Better user experience
Sometimes, particularly during more complex implementations, it’s easy to lose sight of how the final solution will be used daily. RPA tests are the perfect opportunity to see how end-users interact with it and ensure that the automated processes are user-friendly. It’s essential in the case of bots that will assist non-technical staff in everyday tasks like document retrieval or data entry.
Effectively, RPA testing leads to a better outcome for everyone:
- developers, who deliver a more reliable solution that they will require less of their time to maintain;
- end-users who enjoy a bug-free and more intuitive tool that expedites cumbersome work;
- business owners who see substantial growth in productivity and faster ROI on RPA implementations.

RPA testing methods
There are 5 main methods of RPA testing, each with its defined purpose.
- Unit testing — In unit testing, the performance of all RPA components and workflows is verified individually in both standard and edge cases. Breaking down the entire solution into smaller units and testing them individually allows automation developers to focus on one functionality or bot action, e.g., clicking a button or filling data fields. Thus, they can easily spot defects in specific areas.
- Integration testing — RPA workflows often rely on integrations between the automation platform and one or more business apps. The role of integration testing is to make sure that all third-party systems, APIs, and RPA components involved in the automated process are well-coordinated and can cooperate seamlessly, e.g., when moving data. Integration testing usually takes place once all relevant components have been unit-tested.

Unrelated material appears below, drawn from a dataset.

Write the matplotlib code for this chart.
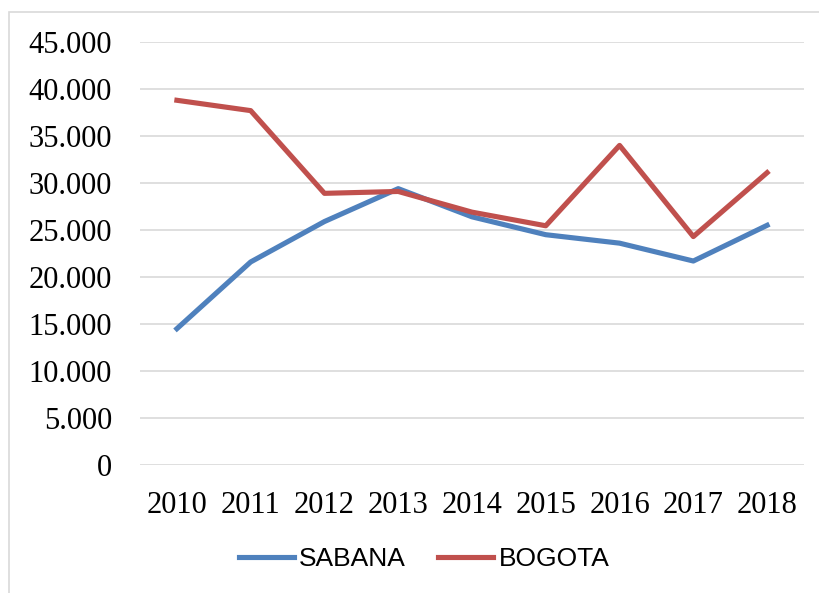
import matplotlib
matplotlib.use("Agg")
import matplotlib.pyplot as plt
from matplotlib.patches import Rectangle
from matplotlib.ticker import FuncFormatter, MultipleLocator

# ---------------------------------------------------------------------------
# Data
# ---------------------------------------------------------------------------
years = ["2010", "2011", "2012", "2013", "2014", "2015", "2016", "2017", "2018"]
sabana = [14500, 21600, 25900, 29400, 26400, 24500, 23600, 21700, 25500]
bogota = [38800, 37700, 28900, 29100, 26900, 25450, 34000, 24300, 31100]

BLUE = "#4F81BD"
RED = "#C0504D"
GRID = "#D9D9D9"

W, H = 820, 593
fig = plt.figure(figsize=(W / 100, H / 100), dpi=100)

# plot area in pixel coordinates of the reference
left, right, top, bottom = 140, 804, 42, 465
ax = fig.add_axes([left / W, 1 - bottom / H, (right - left) / W, (bottom - top) / H])

x = range(len(years))
ax.plot(x, sabana, color=BLUE, lw=3.7, label="SABANA", solid_joinstyle="round")
ax.plot(x, bogota, color=RED, lw=3.7, label="BOGOTA", solid_joinstyle="round")

ax.set_xlim(-0.5, len(years) - 0.5)
ax.set_ylim(0, 45000)
ax.yaxis.set_major_locator(MultipleLocator(5000))
ax.yaxis.set_major_formatter(FuncFormatter(lambda v, _: f"{v:,.0f}".replace(",", ".")))
ax.set_xticks(list(x))
ax.set_xticklabels(years)

ax.grid(True, axis="y", color=GRID, lw=1.2)
ax.set_axisbelow(True)
for s in ax.spines.values():
    s.set_visible(False)

serif = ["Liberation Serif", "DejaVu Serif"]
ax.tick_params(axis="both", length=0, labelsize=22, labelcolor="black")
ax.tick_params(axis="y", pad=20)
ax.tick_params(axis="x", pad=19)
for lab in ax.get_xticklabels() + ax.get_yticklabels():
    lab.set_fontfamily(serif)

fig.legend(
    loc="center", bbox_to_anchor=(424 / W, 1 - 559 / H), ncol=2, frameon=False,
    prop={"family": ["Liberation Sans", "DejaVu Sans"], "size": 19},
    handlelength=2.1, handletextpad=0.2, columnspacing=1.2,
)

# thin chart-area border (runs off the right and bottom edges)
fig.patches.append(Rectangle((9 / W, -0.02), 1.0, 1 - 12 / H + 0.02,
                             transform=fig.transFigure, fill=False,
                             edgecolor=GRID, lw=1.2))

fig.savefig("out.png", dpi=100)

- Regression testing — RPA development is a gradual process. Constant modifications are necessary, but with each round of changes, there’s a chance that previously working code will crash, produce errors, or otherwise stop functioning. Regression tests focus strictly on these defects. Regression testing can involve other testing methods to pinpoint the change that causes the defect.
- Security testing — A separate risk assessment phase that verifies if necessary safety measures (governance, authentication, access control, traceability, etc.) are present and whether automation makes the organization vulnerable to any threats.
- User acceptance testing (UAT) — A user-oriented testing method that aims to confirm if the bot is executing the task as intended in terms of performance, usability, and functionality. In the case of attended RPA bots triggered by human employees, UAT also determines how intuitive and practical the automation is to its users.
It’s worth noting that since all testing methodologies have a distinct purpose, it’s not a matter of choosing one over another. Each of them has its use at different stages of development, and combining them is the best way to guarantee a secure, stable, and highly-performing RPA automation.